The association says the proposals appear to be extensions of a regulatory response prompted by the failure of investment banks and designed for large hedge funds. Applying rules intended for funds with short term trading strategies onto those that invest in and support businesses over the long term is indiscriminate in the extreme.

In addition, the EVCA argues, the proposed threshold of EUR500m in assets under management for private equity fund managers ‘unfairly and unnecessarily imposes great cost burdens upon companies for which there have been no calls for such unwarranted disclosure. Disclosure requirements in most cases exceed those obligations placed on public companies. Any threshold must be aligned with a properly articulated policy intention, based on the systemic risk posed.’
 
The association claims the proposals are anti-competitive because they single out venture capital and private equity for a regulatory treatment from which individual investors, family trusts, charitable foundations, worker co-operatives, public companies and sovereign investment funds are excluded.

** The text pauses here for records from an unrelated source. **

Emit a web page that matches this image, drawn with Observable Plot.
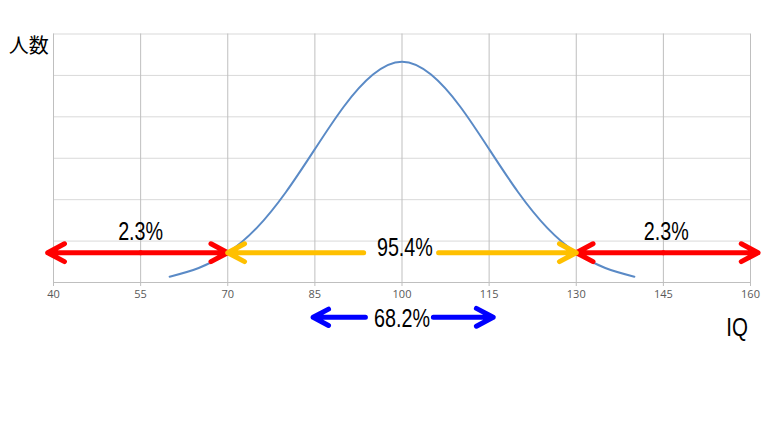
<!DOCTYPE html>
<html>
<head>
<meta charset="utf-8">
<script src="https://cdn.jsdelivr.net/npm/d3@7"></script>
<script src="https://cdn.jsdelivr.net/npm/@observablehq/plot@0.6"></script>
<style>
  html, body { margin: 0; padding: 0; background: #fff; }
</style>
</head>
<body>
<div id="chart"></div>
<script>
// Tick labels on the IQ axis
const xTicks = [40, 55, 70, 85, 100, 115, 130, 145, 160];
// Horizontal grid levels (no labels)
const yGrid = [1, 2, 3, 4, 5, 6];
// Bell curve (height in grid units)
const curveIQ = [60, 65, 70, 75, 80, 85, 90, 95, 100, 105, 110, 115, 120, 125, 130, 135, 140];
const curveCount = [0.14, 0.35, 0.72, 1.32, 2.18, 3.22, 4.25, 5.02, 5.33, 5.02, 4.25, 3.22, 2.18, 1.32, 0.72, 0.35, 0.14];

// Arrow segments (each drawn from the middle outwards)
const redArrows = [
  {x1: 55, x2: 39, y: 0.72}, {x1: 55, x2: 70, y: 0.72},
  {x1: 145, x2: 130, y: 0.72}, {x1: 145, x2: 161.3, y: 0.72}
];
const yellowArrows = [
  {x1: 93.4, x2: 70, y: 0.72}, {x1: 106.3, x2: 130, y: 0.72}
];
const blueArrows = [
  {x1: 93.7, x2: 84.7, y: -0.84}, {x1: 105.4, x2: 115.7, y: -0.84}
];

// Labels
const pctLabels = [
  {x: 55, y: 1.21, text: "2.3%"},
  {x: 100.5, y: 0.84, text: "95.4%"},
  {x: 145.5, y: 1.23, text: "2.3%"},
  {x: 100, y: -0.89, text: "68.2%"}
];
const xTitle = [{x: 157.7, y: -1.1, text: "IQ"}];
const yTitle = [{x: 35.75, y: 5.69, text: "人数"}];

const curveData = curveIQ.map((x, i) => ({x, y: curveCount[i]}));

const arrowOpts = (color) => ({
  x1: "x1", x2: "x2", y1: "y", y2: "y",
  stroke: color, strokeWidth: 5,
  headAngle: 56, headLength: 5.7,
  strokeLinecap: "round", strokeLinejoin: "round"
});

const chart = Plot.plot({
  width: 768,
  height: 432,
  marginLeft: 53,
  marginRight: 18,
  marginTop: 33.5,
  marginBottom: 150,
  x: {domain: [40, 160], ticks: xTicks},
  y: {domain: [0, 6], axis: null},
  style: {background: "#fff", overflow: "visible"},
  marks: [
    Plot.ruleY(yGrid, {x1: 40, x2: 160, stroke: "#d9d9d9", strokeWidth: 1, strokeOpacity: 1}),
    Plot.ruleX(xTicks, {y1: 0, y2: 6, stroke: "#bfbfbf", strokeWidth: 1, strokeOpacity: 1}),
    Plot.ruleY([0], {x1: 40, x2: 160, stroke: "#bfbfbf", strokeWidth: 1}),
    Plot.axisX({
      ticks: xTicks, tickSize: 4, tickPadding: 4, stroke: "#bfbfbf",
      fill: "#595959", fontSize: 11, fontFamily: "Open Sans, sans-serif",
      label: null
    }),
    Plot.line(curveData, {x: "x", y: "y", stroke: "#5a8ac6", strokeWidth: 2, curve: "natural"}),
    Plot.arrow(redArrows, arrowOpts("#ff0000")),
    Plot.arrow(yellowArrows, arrowOpts("#ffc000")),
    Plot.arrow(blueArrows, arrowOpts("#0000ff")),
    Plot.text(pctLabels, {x: "x", y: "y", text: "text", fontSize: 25, fontFamily: "Liberation Sans, Arial, sans-serif", fill: "#000"}),
    Plot.text(xTitle, {x: "x", y: "y", text: "text", fontSize: 26, fontFamily: "Liberation Sans, Arial, sans-serif", fill: "#000"}),
    Plot.text(yTitle, {x: "x", y: "y", text: "text", fontSize: 20, fontFamily: "Noto Sans CJK JP, sans-serif", fill: "#000"})
  ]
});
// condense the label glyphs horizontally, like the reference's narrow font
const narrowTexts = new Set([...pctLabels, ...xTitle].map((d) => d.text));
d3.select(chart).selectAll("text").filter(function () {
  return narrowTexts.has(this.textContent);
}).each(function () {
  const t = this.getAttribute("transform");
  if (t) {
    this.setAttribute("transform", t + " scale(0.79,1)");
  } else {
    const x = +(this.getAttribute("x") || 0), y = +(this.getAttribute("y") || 0);
    this.removeAttribute("x");
    this.removeAttribute("y");
    this.setAttribute("transform", `translate(${x},${y}) scale(0.79,1)`);
  }
});
document.getElementById("chart").appendChild(chart);
</script>
</body>
</html>
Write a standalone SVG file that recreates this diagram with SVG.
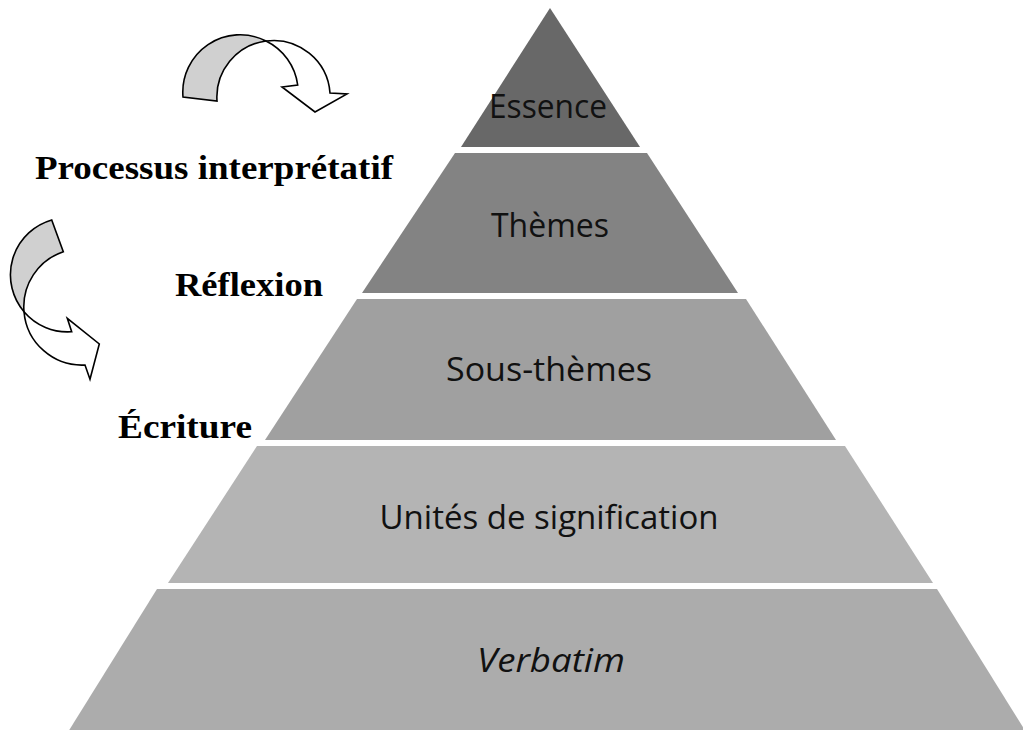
<svg xmlns="http://www.w3.org/2000/svg" width="1023" height="730" viewBox="0 0 1023 730">
<style>
.lvl{font-family:"Open Sans","Noto Sans",sans-serif;font-size:32px;fill:#111;text-anchor:middle}
.lbl{font-family:"Liberation Serif","Times New Roman",serif;font-size:33px;font-weight:bold;fill:#000}
.arr{stroke:#000;stroke-width:1.6;stroke-linejoin:miter}
</style>
<rect width="1023" height="730" fill="#fff"/>
<g id="essence">
<polygon points="550,8 640,147 461,147" fill="#686868"/>
<text class="lvl" x="548" y="118" textLength="118" lengthAdjust="spacingAndGlyphs">Essence</text>
</g>
<g id="themes">
<polygon points="455,153 647,153 738,293 362,293" fill="#838383"/>
<text class="lvl" x="550" y="237">Thèmes</text>
</g>
<g id="sous-themes">
<polygon points="357,299 746,299 836,440 265,440" fill="#a0a0a0"/>
<text class="lvl" x="549" y="381" textLength="206" lengthAdjust="spacingAndGlyphs">Sous-thèmes</text>
</g>
<g id="unites">
<polygon points="257,446 845,446 933,583 168,583" fill="#b4b4b4"/>
<text class="lvl" x="549" y="529" textLength="339" lengthAdjust="spacingAndGlyphs">Unités de signification</text>
</g>
<g id="verbatim">
<polygon points="157,589 937,589 1026,732 68,732" fill="#acacac"/>
<text class="lvl" x="551" y="672" font-style="italic" textLength="148" lengthAdjust="spacingAndGlyphs">Verbatim</text>
</g>
<g id="labels">
<text class="lbl" x="35" y="179" textLength="358" lengthAdjust="spacingAndGlyphs">Processus interprétatif</text>
<text class="lbl" x="175" y="296" textLength="148" lengthAdjust="spacingAndGlyphs">Réflexion</text>
<text class="lbl" x="118" y="438" textLength="134" lengthAdjust="spacingAndGlyphs">Écriture</text>
</g>
<g id="connectors">
<g id="arrow-top">
<path class="arr" fill="#d0d0d0" d="M183,97 A57.3,57.3 0 0 1 266,41 A56.7,56.7 0 0 0 217,101 Z"/>
<path class="arr" fill="#fff" d="M266,41 A56.7,56.7 0 0 1 330,93 L347,94 L315,112 L282,87 L297.7,85 A57.3,57.3 0 0 0 266,41 Z"/>
</g>
<g id="arrow-left">
<path class="arr" fill="#d0d0d0" d="M51.7,220 A57,57 0 0 0 24,311.7 A58.2,58.2 0 0 1 63.3,251.7 Z"/>
<path class="arr" fill="#fff" d="M24,311.7 A58.2,58.2 0 0 0 85,365 L90,379.3 L99.3,344 L67.3,318.3 L71.7,331.7 A57,57 0 0 1 24,311.7 Z"/>
</g>
</g>
</svg>
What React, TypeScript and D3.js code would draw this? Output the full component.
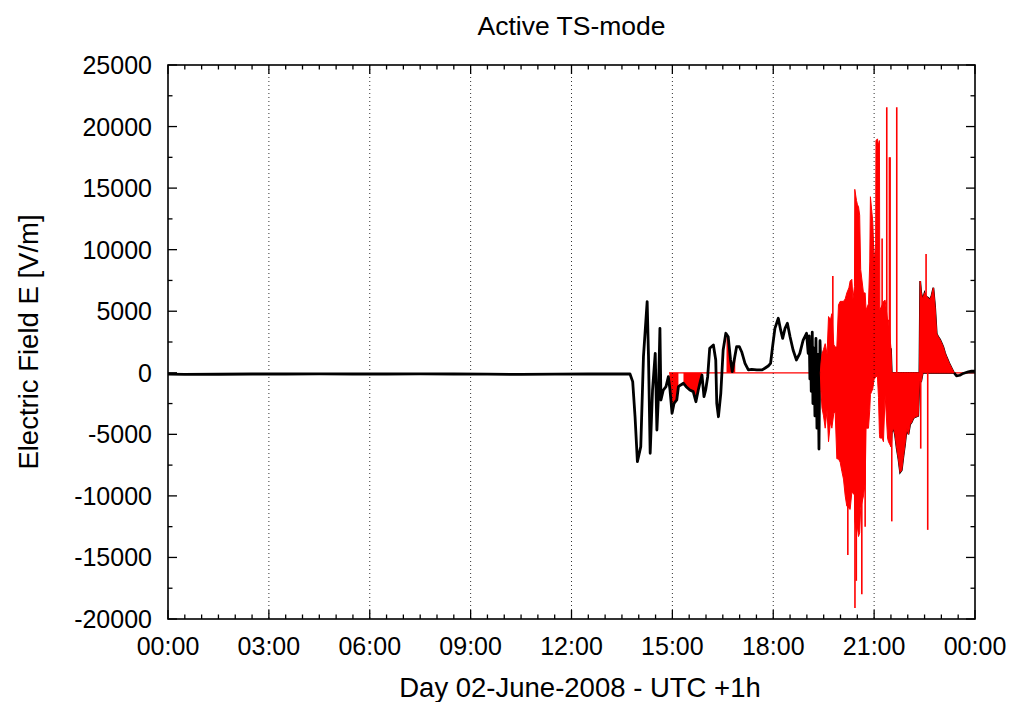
import React from 'react';
import * as d3 from 'd3';

// ---------- data ----------
const xMajorHours = [0, 3, 6, 9, 12, 15, 18, 21, 24];
const xTickLabels = ['00:00', '03:00', '06:00', '09:00', '12:00', '15:00', '18:00', '21:00', '00:00'];
const yMajorTicks = [-20000, -15000, -10000, -5000, 0, 5000, 10000, 15000, 20000, 25000];

const titleText = 'Active TS-mode';
const xLabelText = 'Day 02-June-2008 - UTC +1h';
const yLabelText = 'Electric Field E [V/m]';

// black trace (hours, V/m)
const blackT = [0, 0.5, 1.5, 2.5, 3.5, 4.5, 5.5, 6.5, 7.5, 8.5, 9.5, 10.5, 11.5, 12.5, 13.5, 13.74, 13.82, 13.89, 13.96, 14.06, 14.14, 14.25, 14.29, 14.34, 14.41, 14.49, 14.54, 14.58, 14.63, 14.66, 14.73, 14.81, 14.88, 14.93, 14.99, 15.05, 15.13, 15.18, 15.25, 15.33, 15.41, 15.52, 15.62, 15.7, 15.77, 15.84, 15.88, 15.94, 15.99, 16.05, 16.11, 16.22, 16.29, 16.32, 16.37, 16.44, 16.51, 16.59, 16.66, 16.73, 16.78, 16.83, 16.91, 16.99, 17.06, 17.16, 17.26, 17.36, 17.51, 17.66, 17.75, 17.85, 17.92, 17.98, 18.05, 18.15, 18.22, 18.28, 18.35, 18.42, 18.5, 18.59, 18.69, 18.79, 18.89, 18.99, 19.04, 19.07, 19.09, 19.11, 19.13, 19.16, 19.18, 19.21, 19.24, 19.27, 19.3, 19.33, 19.36, 19.39, 19.42];
const blackV = [-110, -130, -120, -100, -100, -95, -100, -100, -90, -100, -110, -130, -110, -100, -100, -100, -720, -3570, -7220, -6000, 1310, 5780, 1310, -6540, -1400, 1580, -4650, -2210, 3610, -2210, -1400, -1130, -320, -1400, -3290, -2480, -2210, -1130, -990, -850, -1130, -1400, -1530, -2350, -1400, -590, -180, -1940, -1400, -320, 1990, 2260, 1040, -2480, -3570, -1670, 1850, 3210, 2930, 1040, 90, 900, 2120, 2120, 1710, 770, 230, 280, 230, 230, 365, 550, 770, 2120, 3610, 4430, 3480, 2800, 3610, 4020, 2930, 1850, 1040, 1580, 2660, 3210, 1580, 3000, -500, 2500, -1500, 3300, -2500, 2000, -3500, 2800, -4500, 1500, -6200, 2600, 0];

// black trace after the dense active period
const tailT = [23.376, 23.45, 23.55, 23.65, 23.8, 23.9, 24];
const tailV = [0, -250, -200, -50, 80, 150, 150];

// TS-mode start (red zero line) and short active windows in the black trace
const tsModeStart = 14.9;
const tsWindowStart = [14.91, 15.33, 16.61];
const tsWindowEnd = [15.18, 15.87, 16.87];

// dense active period: envelope of the rapidly oscillating field
const redT = [19.4, 19.42, 19.45, 19.495, 19.545, 19.6, 19.644, 19.7, 19.743, 19.8, 19.842, 19.891, 19.94, 19.99, 20.04, 20.089, 20.14, 20.188, 20.25, 20.287, 20.337, 20.37, 20.415, 20.425, 20.475, 20.505, 20.535, 20.57, 20.6, 20.683, 20.733, 20.76, 20.832, 20.87, 20.89, 20.96, 21.0, 21.045, 21.055, 21.099, 21.13, 21.158, 21.17, 21.238, 21.277, 21.327, 21.4, 21.426, 21.5, 21.525, 21.574, 21.62, 21.673, 21.723, 21.772, 21.822, 21.871, 21.92, 21.97, 22.02, 22.069, 22.12, 22.168, 22.22, 22.267, 22.31, 22.347, 22.37, 22.4, 22.446, 22.5, 22.545, 22.614, 22.663, 22.71, 22.762, 22.812, 22.861, 22.91, 22.96, 23.01, 23.059, 23.11, 23.158, 23.23, 23.307, 23.376];
const redHi = [0, 800, 1540, 1900, 2365, 1500, 4565, 4300, 4800, 2300, 2090, 2090, 5500, 5800, 5800, 5800, 6000, 6490, 6900, 7450, 7590, 6000, 7000, 14900, 14000, 13640, 13500, 12800, 8400, 6490, 6490, 5100, 5600, 9000, 14300, 12260, 9000, 10500, 18860, 19000, 18500, 18860, 5100, 5500, 5800, 5900, 4290, 4290, 2000, 0, 0, 0, 0, 0, 0, 0, 0, 0, 0, 0, 0, 0, 0, 0, 0, 0, 0, 7450, 6500, 5940, 6500, 6200, 6080, 5900, 6300, 6900, 5400, 3190, 2900, 2700, 2400, 2090, 1600, 1265, 800, 385, 0];
const redLo = [0, -1500, -2860, -3500, -4500, -3000, -5600, -4000, -4500, -3300, -3190, -6985, -7000, -7260, -8000, -8635, -10000, -10835, -11000, -11100, -9700, -9800, -9900, -12000, -13000, -12500, -13300, -13000, -11000, -10000, -9000, -4500, -4500, -3000, -1760, -1300, -500, -400, -300, -300, -2000, -5000, -5300, -5300, -5600, -1800, -5300, -5600, -6000, -4800, -4500, -5000, -6160, -7000, -8085, -7900, -6800, -5800, -4500, -5000, -4200, -4000, -3685, -3600, -3550, -3500, -700, -700, -700, 0, 0, 0, 0, 0, 0, 0, 0, 0, 0, 0, 0, 0, 0, 0, 0, 0, 0];

// isolated narrow spikes inside the dense period
const spikeT = [19.772, 20.218, 20.43, 20.47, 20.634, 20.733, 21.238, 21.376, 21.455, 21.475, 21.525, 21.673, 22.386, 22.545, 22.594];
const spikeV = [7865, -14800, -19100, -16900, -17990, -12500, 10900, 21560, 17500, 17500, -12070, 21560, -6160, 9650, -12760];

// ---------- layout ----------
const W = 1013;
const H = 702;
const L = 168, R = 975, T = 65, B = 619;
const FONT = 'Liberation Sans, Arial, Helvetica, sans-serif';
const FS = 25;

export default function App() {
  const x = d3.scaleLinear().domain([0, 24]).range([L, R]);
  const y = d3.scaleLinear().domain([-20000, 25000]).range([B, T]);

  const black = blackT.map((t, i) => ({ t, v: blackV[i] }));
  const tail = tailT.map((t, i) => ({ t, v: tailV[i] }));
  const env = redT.map((t, i) => ({ t, hi: redHi[i], lo: redLo[i] }));

  const line = d3.line<{ t: number; v: number }>().x(d => x(d.t)).y(d => y(d.v));
  const areaZero = d3.area<{ t: number; v: number }>().x(d => x(d.t)).y0(y(0)).y1(d => y(d.v));
  const envArea = d3.area<{ t: number; hi: number; lo: number }>().x(d => x(d.t)).y0(d => y(d.lo)).y1(d => y(d.hi));
  const envLo = d3.line<{ t: number; hi: number; lo: number }>().x(d => x(d.t)).y(d => y(d.lo));
  const envHi = d3.line<{ t: number; hi: number; lo: number }>().x(d => x(d.t)).y(d => y(d.hi));
  const lateEnv = env.filter(d => d.t >= 21.5);

  const xMinor = d3.range(0, 24.001, 0.5).filter(h => !xMajorHours.includes(h));
  const yMinor = d3.range(-20000, 25001, 2500).filter(v => !yMajorTicks.includes(v));
  const major = 9, minor = 4.5;

  return (
    <svg width={W} height={H} style={{ position: 'absolute', left: 0, top: 0, background: '#fff' }} fontFamily={FONT}>
      <defs>
        <clipPath id="plot">
          <rect x={L} y={T} width={R - L} height={B - T} />
        </clipPath>
        <clipPath id="tswin">
          {tsWindowStart.map((s, i) => (
            <rect key={i} x={x(s)} y={T} width={x(tsWindowEnd[i]) - x(s)} height={B - T} />
          ))}
        </clipPath>
      </defs>
      <rect x={0} y={0} width={W} height={H} fill="#fff" />

      <g clipPath="url(#plot)">
        <line x1={x(tsModeStart)} x2={x(24)} y1={y(0)} y2={y(0)} stroke="#ff0000" strokeWidth={1.2} />
        <path d={areaZero(black) || ''} fill="#ff0000" clipPath="url(#tswin)" />
        <path d={line(black) || ''} fill="none" stroke="#000" strokeWidth={2.8} strokeLinejoin="round" />
        <path d={line(tail) || ''} fill="none" stroke="#000" strokeWidth={2.6} strokeLinejoin="round" />
        <path d={envLo(lateEnv) || ''} fill="none" stroke="#000" strokeWidth={1.8} />
        <path d={envHi(lateEnv) || ''} fill="none" stroke="#000" strokeWidth={1.8} />
        <path d={envArea(env) || ''} fill="#ff0000" stroke="#ff0000" strokeWidth={1} strokeLinejoin="miter" />
        {spikeT.map((t, i) => (
          <line key={'s' + i} x1={x(t)} x2={x(t)} y1={y(0)} y2={y(spikeV[i])} stroke="#ff0000" strokeWidth={1.6} />
        ))}
      </g>

      {xMajorHours.slice(1, -1).map(h => (
        <line key={'g' + h} x1={x(h)} x2={x(h)} y1={T} y2={B} stroke="#000" strokeWidth={1} strokeDasharray="1,3" opacity={0.8} />
      ))}

      <rect x={L} y={T} width={R - L} height={B - T} fill="none" stroke="#000" strokeWidth={1.6} />

      {xMajorHours.map(h => (
        <g key={'xm' + h}>
          <line x1={x(h)} x2={x(h)} y1={B} y2={B - major} stroke="#000" strokeWidth={1.3} />
          <line x1={x(h)} x2={x(h)} y1={T} y2={T + major} stroke="#000" strokeWidth={1.3} />
        </g>
      ))}
      {xMinor.map(h => (
        <g key={'xn' + h}>
          <line x1={x(h)} x2={x(h)} y1={B} y2={B - minor} stroke="#000" strokeWidth={1.3} />
          <line x1={x(h)} x2={x(h)} y1={T} y2={T + minor} stroke="#000" strokeWidth={1.3} />
        </g>
      ))}
      {yMajorTicks.map(v => (
        <g key={'ym' + v}>
          <line x1={L} x2={L + major} y1={y(v)} y2={y(v)} stroke="#000" strokeWidth={1.3} />
          <line x1={R} x2={R - major} y1={y(v)} y2={y(v)} stroke="#000" strokeWidth={1.3} />
        </g>
      ))}
      {yMinor.map(v => (
        <g key={'yn' + v}>
          <line x1={L} x2={L + minor} y1={y(v)} y2={y(v)} stroke="#000" strokeWidth={1.3} />
          <line x1={R} x2={R - minor} y1={y(v)} y2={y(v)} stroke="#000" strokeWidth={1.3} />
        </g>
      ))}

      {yMajorTicks.map(v => (
        <text key={'yl' + v} x={L - 16} y={y(v) + 9} textAnchor="end" fontSize={FS} fill="#000">{v}</text>
      ))}
      {xMajorHours.map((h, i) => (
        <text key={'xl' + i} x={x(h)} y={B + 36} textAnchor="middle" fontSize={FS} fill="#000">{xTickLabels[i]}</text>
      ))}

      <text x={(L + R) / 2} y={35} textAnchor="middle" fontSize={26.5} fill="#000">{titleText}</text>
      <text x={580} y={697} textAnchor="middle" fontSize={27.5} fill="#000">{xLabelText}</text>
      <text transform={`translate(38,${(T + B) / 2}) rotate(-90)`} textAnchor="middle" fontSize={27.5} fill="#000">{yLabelText}</text>
    </svg>
  );
}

Finally, the proposals ‘sidestep the widely-accepted principle that regulation should be based on the substance of activities undertaken and the risks this might impose,’ the EVCA says.

Russell emphasises that the industry has no object to measures that will improve the stability of the European and global financial system.  ‘As investors in a large number of companies, of all sizes and in all sectors across Europe, the venture capital and private equity industry is supportive of measures that would address shortcomings in the financial system, manage systemic risk and improve the environment for European businesses,’ he says.

‘But none of the major reports into financial regulatory reform, including De Larosière and the G20, have identified private equity as posing a systemic risk. There is no clear rationale why middle market companies and their long-term backers will be made to suffer under proposals prompted by the failure of investment banks and designed for short-term trading funds.

‘These proposals merely heap unwarranted costs on value-creating parts of the economy at a time when these businesses are dealing with the effects of a severe economic downturn. They also impose rules on private-equity backed companies that will not be equally applied to their competitors owned by private investors falling outside the directive.

‘At a time of severe capital scarcity, any moves to hamper European businesses’ access to finance would be extremely misplaced. The Commission’s proposals hit the wrong people, at the wrong time, in the wrong way. We are eager to see the situation remedied during the legislative process, through the member states and the members of the European Parliament.’

Other members of the task force are Anne Holm Rannaleet of IK Investment Partners, Douwe Cosijn of 3i, Dörte Hoppner of BVK, Pierre de Fouquet of AFIC, Nickolas Reinhardt of Fleishman-Hillard, Javier Echarri of the EVCA, Simon Walker of the British Private Equity and Venture Capital Association, Uli Fricke of Triangle Venture Capital and Vincenzo Morelli of TPG Capital.